A vulnerability assessment is conducted during a typical pen-test, in which potential weaknesses within the system are revealed and listed. The type of attack performed is less vital than the type of threat actor being simulated in a red team assessment, by contrast. It is one of the major distinguishing factors of this Red Team Assessment. The open-source intelligence gathering methodologies are used to recognise information about an organisation that is available within the public domain, and which may be of use to a potential attacker.
This may consist of information that would be useful in performing phishing-style attacks (such as email address format and lists of employees extrapolated from social network sites), or lists of physical sites owned by the target organisation. An appropriate, physical reconnaissance may also be undertaken at this point within the assessment, in order to identify times of heavy footfall through the entrance and exits of a targeted building, and to identify the best windows of time of which to attempt physical breach attacks and to identify publicly-accessible areas that staff frequent, such as smoking areas.

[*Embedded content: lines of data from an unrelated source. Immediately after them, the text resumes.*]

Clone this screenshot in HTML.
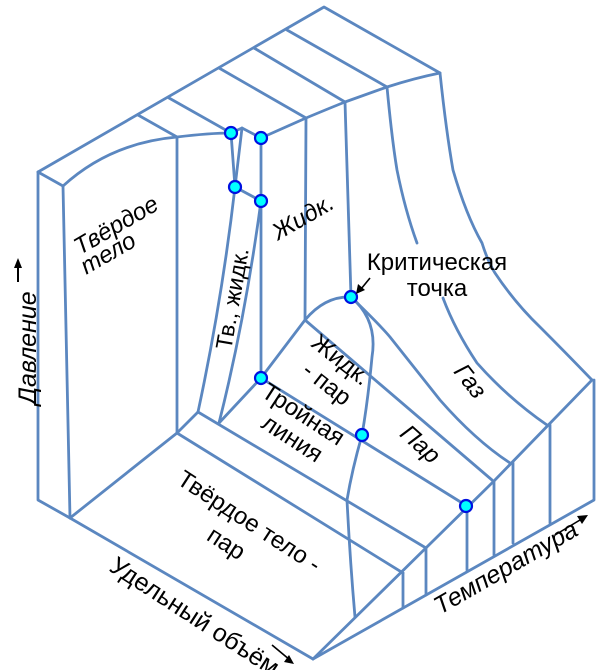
<!DOCTYPE html>
<html><head><meta charset="utf-8"><style>
html,body{margin:0;padding:0;background:#fff;}
svg{display:block;}
text{font-family:"Liberation Sans",sans-serif;fill:#000;}
.i{font-style:italic;}
</style></head><body>
<svg width="600" height="670" viewBox="0 0 600 670" xmlns="http://www.w3.org/2000/svg">
<g fill="none" stroke="#5b87c0" stroke-width="2.8" stroke-linejoin="round" stroke-linecap="round">
<path d="M38,172 L324,7 L440,73"/>
<path d="M38,172 L63,186"/>
<path d="M63,186 Q110,143 177,137 Q210,133 231,133"/>
<path d="M231,133 L242,128 L261,138 L306,118"/>
<path d="M306,118 Q330,108 345,102 Q370,93 387,87 Q415,78 440,73"/>
<path d="M138,115 L177,137"/>
<path d="M169,98 L231,133"/>
<path d="M219,68 L306,118"/>
<path d="M254,48 L345,102"/>
<path d="M287,30 L387,87"/>
<path d="M38,172 L38,500 L70,518"/>
<path d="M63,186 L70,518"/>
<path d="M177,137 L177,433"/>
<path d="M231,133 L235,187"/>
<path d="M242,128 L235,187"/>
<path d="M235,187 Q222,300 198,412"/>
<path d="M235,187 L261,201"/>
<path d="M261,138 L261,378"/>
<path d="M261,201 Q245,320 219,423"/>
<path d="M306,118 L305,320"/>
<path d="M345,102 L351,297"/>
<path d="M261,378 L305,320 Q325,296 351,297"/>
<path d="M351,297 Q378,320 372,357 Q368,400 362,435 Q352,470 347,500 Q350,560 355,617"/>
<path d="M305,320 L492,480"/>
<path d="M351,297 Q380,325 390,337 Q420,375 440,400 Q475,440 510,463"/>
<path d="M387,87 Q392,140 397,170 Q405,210 417,243"/>
<path d="M443,298 Q455,330 477,363 Q508,398 547,425"/>
<path d="M440,73 Q446,130 453,170 Q466,215 482,243 Q488,262 495,273 Q515,303 540,327 Q565,352 592,380"/>
<path d="M177,433 L70,518"/>
<path d="M177,433 L198,412"/>
<path d="M198,412 L426,548"/>
<path d="M177,433 L403,573"/>
<path d="M219,423 L261,378"/>
<path d="M261,378 L467,506"/>
<path d="M70,518 L313,659"/>
<path d="M313,659 L494,481 L592,380"/>
<path d="M313,659 L594,500 L594,380"/>
<path d="M403,573 L403,608"/>
<path d="M426,548 L426,595"/>
<path d="M467,506 L467,570"/>
<path d="M494,481 L494,555"/>
<path d="M513,463 L513,543"/>
<path d="M550,425 L550,523"/>
</g>
<g fill="#00ffff" stroke="#0010e0" stroke-width="2.2">
<circle cx="231" cy="133" r="6"/>
<circle cx="261" cy="138" r="6"/>
<circle cx="235" cy="187" r="6"/>
<circle cx="261" cy="201" r="6"/>
<circle cx="351" cy="297" r="6"/>
<circle cx="261" cy="378" r="6"/>
<circle cx="362" cy="435" r="6"/>
<circle cx="466" cy="506" r="6"/>
</g>
<path d="M370,278 L361,289" stroke="#000" stroke-width="1.6"/>
<path d="M356,294 L358,284 L365,290 Z" fill="#000"/>
<g font-size="24">
<text x="437" y="270" text-anchor="middle">Критическая</text>
<text x="437" y="296" text-anchor="middle">точка</text>
<text class="i" transform="translate(120,232) rotate(-30)" text-anchor="middle">Твёрдое</text>
<text class="i" transform="translate(112,260) rotate(-30)" text-anchor="middle">тело</text>
<text transform="translate(240,300) rotate(-80)" text-anchor="middle" font-size="23">Тв., жидк.</text>
<text class="i" transform="translate(307,224) rotate(-30)" text-anchor="middle">Жидк.</text>
<text transform="translate(336,366) rotate(38)" text-anchor="middle">Жидк.</text>
<text transform="translate(322,390) rotate(38)" text-anchor="middle">- пар</text>
<text transform="translate(299,421) rotate(33)" text-anchor="middle">Тройная</text>
<text transform="translate(288,445) rotate(33)" text-anchor="middle">линия</text>
<text class="i" transform="translate(415,450) rotate(42)" text-anchor="middle">Пар</text>
<text class="i" transform="translate(464,386) rotate(52)" text-anchor="middle">Газ</text>
<text transform="translate(245,528) rotate(33)" text-anchor="middle">Твёрдое тело -</text>
<text transform="translate(222,550) rotate(33)" text-anchor="middle">пар</text>
<text class="i" transform="translate(36,348) rotate(-90)" text-anchor="middle" font-size="25">Давление</text>
<text transform="translate(108,570) rotate(33)" font-size="25">Удельный объём</text>
<text class="i" transform="translate(440,615) rotate(-30)" font-size="25">Температура</text>
</g>
<path d="M18,282 L18,266" stroke="#000" stroke-width="2"/>
<path d="M14,268 L18,258 L22,268 Z" fill="#000"/>
<path d="M555,535 L585,517" stroke="#000" stroke-width="1.6"/>
<path d="M577,516 L588,515 L582,524 Z" fill="#000"/>
<path d="M272,645 L290,660" stroke="#000" stroke-width="1.6"/>
<path d="M284,662 L294,664 L289,655 Z" fill="#000"/>
</svg>
</body></html>
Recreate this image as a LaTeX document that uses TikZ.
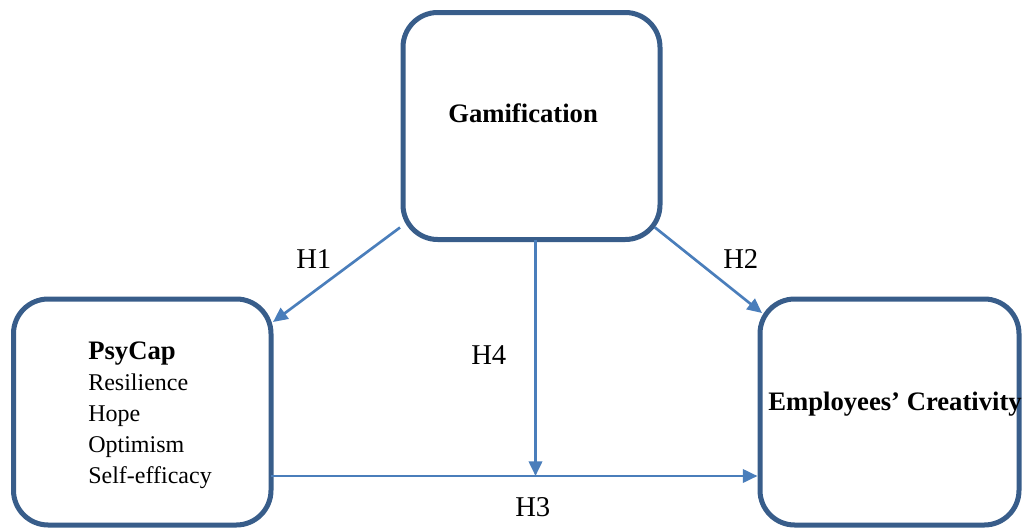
\documentclass[tikz,border=0pt]{standalone}
\usepackage{fontspec}
\setmainfont{Liberation Serif}
\usetikzlibrary{arrows.meta,calc}
\definecolor{boxblue}{HTML}{385D8A}
\definecolor{arrowblue}{HTML}{4A7EBB}
\tikzset{
  boxnode/.style={draw=boxblue, line width=3.75pt, rounded corners=26pt, fill=white, inner sep=0pt, outer sep=0pt},
  conn/.style={draw=arrowblue, line width=2pt, -{Triangle[length=11pt,width=10pt]}},
  title/.style={font=\fontsize{20}{24}\selectfont\bfseries, inner sep=0pt, anchor=base west},
  item/.style={font=\fontsize{18}{22}\selectfont, inner sep=0pt, anchor=base west},
  hlabel/.style={font=\fontsize{21.5}{26}\selectfont, inner sep=0pt, anchor=base west}
}
\begin{document}
\begin{tikzpicture}[x=0.75pt,y=-0.75pt]
\useasboundingbox (0,0) rectangle (1022,529);
% boxes
\node[boxnode, minimum width=257*0.75pt, minimum height=227*0.75pt] (gam) at (531.5,126) {};
\node[boxnode, minimum width=257.5*0.75pt, minimum height=226*0.75pt] (psy) at (142.25,412) {};
\node[boxnode, minimum width=259*0.75pt, minimum height=226*0.75pt] (emp) at (889.5,412) {};
% texts
\node[title] (tgam) at (448,122) {Gamification};
\node[title] (temp) at (768,410) {Employees’ Creativity};
\node[title] (tpsy) at (88,359) {PsyCap};
\node[item] (t1) at (88,390) {Resilience};
\node[item] (t2) at (88,421) {Hope};
\node[item] (t3) at (88,452) {Optimism};
\node[item] (t4) at (88,483) {Self-efficacy};
% connectors
\coordinate (h3s) at (psy.east |- 0,476);
\coordinate (h3e) at ([shift={(-2.5,0)}]emp.west |- h3s);
\coordinate (vs) at ([shift={(4,0)}]gam.south);
\draw[conn] ([shift={(-3,-12)}]gam.south west) -- ([shift={(2,23)}]psy.north east);
\draw[conn] ([shift={(-5,-12)}]gam.south east) -- ([shift={(2,14)}]emp.north west);
\draw[conn] (h3s) -- (h3e);
\draw[conn] (vs) -- (vs |- h3s);
% labels
\node[hlabel] (h1) at (296,268) {H1};
\node[hlabel] (h2) at (723,268) {H2};
\node[hlabel] (h4) at (471,364) {H4};
\node[hlabel] (h3) at (515,516) {H3};
\end{tikzpicture}
\end{document}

While red teaming draws on elements of the pen-test methodology, the scope is nearly always wider, and for the most mature organisations, nearly unlimited. This permits the exercise to discover the real-world risks that the organisation is exposed to from a threat actor who is only interested in achieving their goal.
According to this, Red Teaming can be utilised to ‘snapshot’ the security posture of the organisation from the perspective of the threat acting against the organisation. This snapshot helps to identify potential gaps in the defence between the systems that may previously have been subjected to individual penetration tests, and at the same time it allows the network defenders an opportunity to explore and assess their detection and response capabilities against realistic attack scenarios.
The Red Team professionals of eCybersec Ltd. brings their distinctive approach into this whole assessment life cycle to uncover potential threats and protect customer IT infrastructure. Their depth of knowledge on this area has been able to exploit highly complex vulnerabilities and domain expertise in these emerging and critical technologies enables them to provide comprehensive recommendations to improve security postures of organisations.
As stated by S. Balasuriya, “Over the last 12 years, determined advanced threat actors will find a way into networks to carry out intellectual property theft, destroy systems, ransom or steal data, or conduct espionage and ultimately maintain their presence for as long as possible. With an intelligence-led approach, eCybersec Red Team Operations test organisations to their limits by simulating attacks using the latest available techniques of the most successful advanced threat actors around the world in order to improve detection and response capabilities. We have even built our own set of tools to emulate certain attack to test your detection capabilities against a specific threat actor.”